01.09.2020 18:07, Max Reitz wrote:
> On 27.08.20 23:08, Vladimir Sementsov-Ogievskiy wrote:
>> 21.08.2020 17:11, Vladimir Sementsov-Ogievskiy wrote:
>>> Hi all!
>>>
>>> Here is a filter, which does preallocation on write.
>>>
>>> In Virtuozzo we have to deal with some custom distributed storage
>>> solution, where allocation is relatively expensive operation. We have to
>>> workaround it in Qemu, so here is a new filter.
>>
>> I have a problem now with this thing.
>>
>> We need preallocation. But we don't want to explicitly specify it in all
>> the management tools.
>
> Why?
>
>> So it should be inserted by default.
>
> Why? You mean without any option? That seems... Interesting?
>
> (Also like a recipe for reports of performance regression in some cases.)
>
>> It's OK for
>> us to keep this default different from upstream... But there are
>> problems with the implicitly inserted filter (actually iotests fail and
>> I failed to fix them)
>
> I would suspect even if the iotests passed we would end up with a heap
> of problems that we would only notice at some later point. I thought
> you too weren’t too fond of the idea of implicit filters.
>
>> 1. I have to set bs->inherits_from for filter and it's child by hand
>> after bdrv_replace_node(), otherwise bdrv_check_perm doesn't work.
>>
>> 2. I have to set filter_bs->implicit and teach bdrv_refresh_filename()
>> to ignore implicit filters when it checks for drv->bdrv_file_open, to
>> avoid appearing of json in backing file names
>>
>> 3. And the real design problem, which seems impossible to fix: reopen is
>> broken, just because user is not prepared to the fact that file child is
>> a filter, not a file node and has another options, and don't support
>> options of file-posix.
>
> Well, what should I say. I feel like we have made efforts in the past
> years to make the block graph fully visible to users and yield the
> responsibility of managing it to the users, too, so I’m not surprised if
> a step backwards breaks that.
>
>> And seems all it (and mostly [3]) shows that implicitly inserting the
>> filter is near to be impossible..
>>
>> So, what are possible solutions?
>>
>> In virtuozzo7 we have preallocation feature done inside qcow2 driver.

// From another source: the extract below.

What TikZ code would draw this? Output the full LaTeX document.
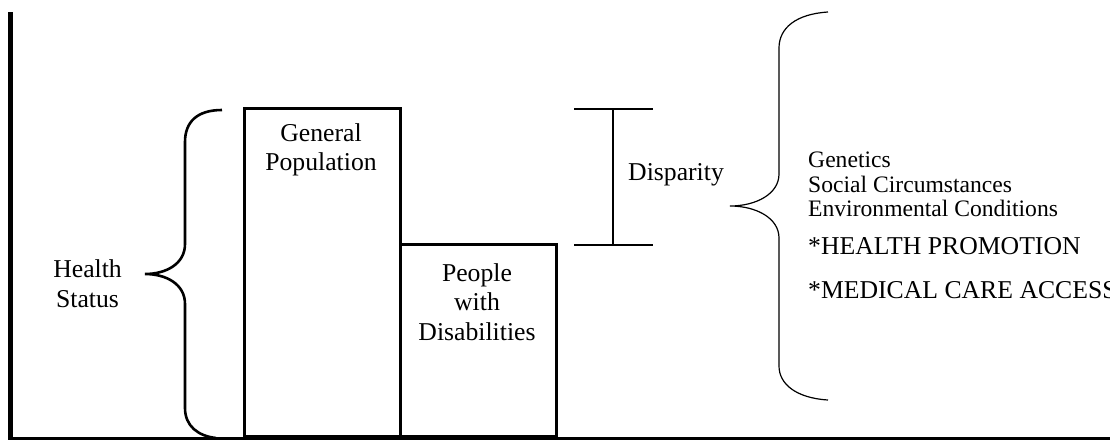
\documentclass[tikz,border=0pt]{standalone}
\usepackage{fontspec}
\setmainfont{Liberation Serif}
\begin{document}
\begin{tikzpicture}[x=1pt,y=-1pt,
  bar/.style={draw, line width=2.6pt, inner sep=0pt, fill=none},
  lbl/.style={inner sep=0pt, align=center, font=\fontsize{25.7}{29.6}\selectfont},
  lst/.style={inner sep=0pt, anchor=west, align=left},
  thinline/.style={line width=1.2pt},
  thick brace/.style={line width=2.6pt}]
\useasboundingbox (0,0) rectangle (1110,440);
% axes
\coordinate (axtop) at (10.5,12);
\coordinate (origin) at (10.5,438);
\coordinate (axend) at (1110,438);
\draw[line width=4.5pt] (axtop) -- (origin);
\draw[line width=3pt] ([xshift=-2.25pt]origin) -- (axend);
% bars
\node[bar, minimum width=156pt, minimum height=328pt, anchor=south west] (gp) at (243,438) {};
\node[bar, minimum width=156pt, minimum height=192pt, anchor=south west] (pwd) at (399,438) {};
\node[lbl, anchor=center] (gptext) at (321,150) {General\\Population};
\node[lbl, anchor=center] (pwdtext) at (477,302) {People\\with\\Disabilities};
% left brace
\coordinate (lbtop) at (222,110);
\coordinate (lbtip) at (145,274);
\coordinate (lbbot) at (216,438);
\draw[thick brace] (lbtop) .. controls (197,110) and (185,122) .. (185,142) -- (185,244)
  .. controls (185,264) and (166,274) .. (lbtip)
  .. controls (166,274) and (185,284) .. (185,304) -- (185,408)
  .. controls (185,426) and (198,436) .. (lbbot);
\node[lbl, anchor=east] (hs) at (122,284) {Health\\Status};
% disparity bar
\coordinate (dtl) at (574,109);
\coordinate (dtr) at (653,109);
\coordinate (dbl) at (574,245);
\coordinate (dbr) at (653,245);
\coordinate (dtm) at (613,109);
\coordinate (dbm) at (613,245);
\draw[thinline] (dtl) -- (dtr);
\draw[thinline] (dbl) -- (dbr);
\draw[thinline] (dtm) -- (dbm);
\node[lbl, anchor=west] (disp) at (628,175) {Disparity};
% right brace
\coordinate (rbtop) at (828,12);
\coordinate (rbtip) at (730,206);
\coordinate (rbbot) at (828,400);
\draw[thinline] (rbtop) .. controls (796,14) and (779,28) .. (779,48) -- (779,174)
  .. controls (779,194) and (756,206) .. (rbtip)
  .. controls (756,206) and (779,218) .. (779,238) -- (779,366)
  .. controls (779,384) and (796,398) .. (rbbot);
% factors
\node[lst, font=\fontsize{23.6}{24}\selectfont] (gen) at (808,160) {Genetics};
\node[lst, font=\fontsize{23.6}{24}\selectfont] (soc) at (808,184) {Social Circumstances};
\node[lst, font=\fontsize{23.6}{24}\selectfont] (env) at (808,208) {Environmental Conditions};
\node[lst, font=\fontsize{25.7}{29.6}\selectfont] (hp) at (808,246) {*HEALTH PROMOTION};
\node[lst, font=\fontsize{25.7}{29.6}\selectfont] (mca) at (808,290) {*MEDICAL CARE ACCESS};
\end{tikzpicture}
\end{document}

>> This is very uncomfortable: we should to handle each possible over-EOF
>> write to underlying node (to keep data_end in sync to be able to shrink
>> preallocation on close()).. I don't like this way and don't want to port
>> it..
>>
>> Another option is implementing preallocation inside file-posix driver.

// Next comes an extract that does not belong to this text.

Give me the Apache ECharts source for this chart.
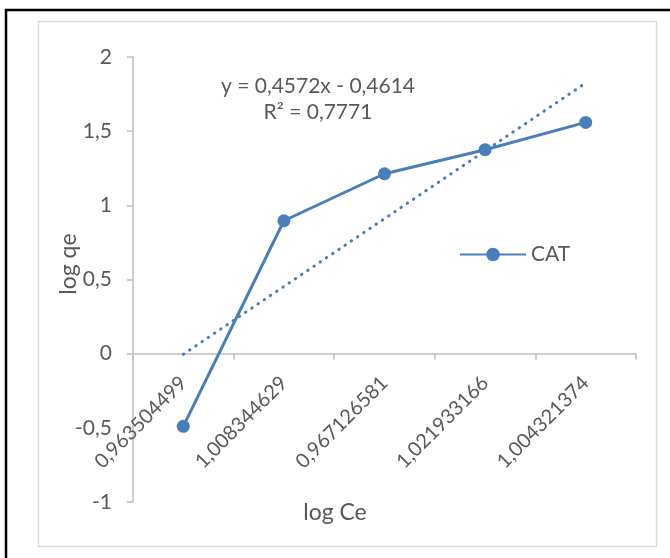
<!DOCTYPE html>
<html>
<head>
<meta charset="utf-8">
<script src="https://cdn.jsdelivr.net/npm/echarts@6/dist/echarts.min.js"></script>
<style>
  html, body { margin: 0; padding: 0; background: #ffffff; }
  #chart { width: 670px; height: 558px; }
</style>
</head>
<body>
<div id="chart"></div>
<script>
// log Ce values (shown as category labels) and measured log qe
const categories = ['0,963504499', '1,008344629', '0,967126581', '1,021933166', '1,004321374'];
const catValues = [-0.49, 0.896, 1.213, 1.375, 1.559];

// Linear trendline as stated in the equation label
const trendSlope = 0.4572;
const trendIntercept = -0.4614;
const trendR2 = 0.7771;

const yMin = -1;
const yMax = 2;
const yStep = 0.5;

const seriesName = 'CAT';
const xTitle = 'log Ce';
const yTitle = 'log qe';

const comma = (v) => String(v).replace('.', ',');
const trendValues = categories.map((c, i) => +(trendSlope * (i + 1) + trendIntercept).toFixed(4));
const eqLine1 = 'y = ' + comma(trendSlope) + 'x - ' + comma(Math.abs(trendIntercept));
const eqLine2 = 'R² = ' + comma(trendR2);

const FONT = 'Lato, "Open Sans", sans-serif';
const TEXT = '#595959';
const AXIS = '#bfbfbf';
const BLUE = '#4a7ebb';

// plot area
const GRID = { left: 133, right: 34, top: 57, bottom: 56 };
const plotHeight = 558 - GRID.top - GRID.bottom;
// lift the category axis (line, ticks, labels) up to the y = 0 level
const xAxisOffset = -plotHeight * (0 - yMin) / (yMax - yMin);

const chart = echarts.init(document.getElementById('chart'), null, { renderer: 'canvas' });

chart.setOption({
  animation: false,
  backgroundColor: '#ffffff',
  textStyle: { fontFamily: FONT },
  grid: Object.assign({ containLabel: false, outerBoundsMode: 'none' }, GRID),
  legend: {
    data: [seriesName],
    left: 454,
    top: 239,
    itemWidth: 66,
    itemHeight: 17,
    itemGap: 15,
    textStyle: { fontFamily: FONT, fontSize: 21, color: TEXT }
  },
  xAxis: {
    type: 'category',
    data: categories,
    boundaryGap: true,
    offset: xAxisOffset,
    axisLine: { onZero: false, lineStyle: { color: AXIS, width: 1.5 } },
    axisTick: { show: true, inside: false, length: 6, lineStyle: { color: AXIS, width: 1.5 } },
    axisLabel: { rotate: 45, fontFamily: FONT, fontSize: 20, color: TEXT, margin: 26 },
    splitLine: { show: false }
  },
  yAxis: {
    type: 'value',
    min: yMin,
    max: yMax,
    interval: yStep,
    axisLine: { show: true, lineStyle: { color: AXIS, width: 1.5 } },
    axisTick: { show: true, inside: false, length: 6, lineStyle: { color: AXIS, width: 1.5 } },
    axisLabel: { fontFamily: FONT, fontSize: 21, color: TEXT, margin: 21, formatter: (v) => comma(v) },
    splitLine: { show: false }
  },
  series: [
    {
      name: seriesName,
      type: 'line',
      data: catValues,
      color: BLUE,
      symbol: 'circle',
      symbolSize: 13,
      lineStyle: { color: BLUE, width: 3 },
      itemStyle: { color: BLUE },
      z: 2
    },
    {
      name: 'trend',
      type: 'line',
      data: trendValues,
      symbol: 'none',
      silent: true,
      lineStyle: { color: BLUE, width: 3, type: [0.5, 7], cap: 'round' },
      z: 3
    }
  ],
  graphic: [
    {
      type: 'rect',
      silent: true,
      shape: { x: 6, y: 10, width: 700, height: 600 },
      style: { fill: 'none', stroke: '#000000', lineWidth: 2.5 }
    },
    {
      type: 'rect',
      silent: true,
      shape: { x: 38.5, y: 21.5, width: 618, height: 525 },
      style: { fill: 'none', stroke: '#d9d9d9', lineWidth: 1.5 }
    },
    {
      type: 'text',
      silent: true,
      x: 318, y: 86,
      style: { text: eqLine1, fontFamily: FONT, fontSize: 21, fill: TEXT, align: 'center', verticalAlign: 'middle' }
    },
    {
      type: 'text',
      silent: true,
      x: 318, y: 112,
      style: { text: eqLine2, fontFamily: FONT, fontSize: 21, fill: TEXT, align: 'center', verticalAlign: 'middle' }
    },
    {
      type: 'text',
      silent: true,
      x: 335, y: 513,
      style: { text: xTitle, fontFamily: FONT, fontSize: 23, fill: TEXT, align: 'center', verticalAlign: 'middle' }
    },
    {
      type: 'text',
      silent: true,
      x: 69, y: 264,
      rotation: Math.PI / 2,
      style: { text: yTitle, fontFamily: FONT, fontSize: 23, fill: TEXT, align: 'center', verticalAlign: 'middle' }
    }
  ]
});
</script>
</body>
</html>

>> Then, instead of BDRV_REQ_NO_WAIT flag I'll need to extend serialising
>> requests API (bdrv_make_request_serialising() is already used in
>> file-posix.c) to dupport no-wait behavior + expanding the serialising
>> request bounds. This option seems feasible, so I'll try this way if no
>> other ideas.
>
> Possible, but you haven’t yet explained what the problem with the
> management layer inserting the preallocation filter is.
>
>> Filter is obviously the true way: we use generic block layer for native
>> request serialising, don't need to catch every write in qcow2 driver,
>> don't need to modify any other driver and get a universal thing. But how
>> to insert it implicitly (or at least automatically in some cases) and
>> avoid all the problems?
>
> I don’t understand why inserting it implicitly is important.
>
You are right. Thanks for strong point of view, this makes me to revise my own. Now I'm working on v6.
--
Best regards,
Vladimir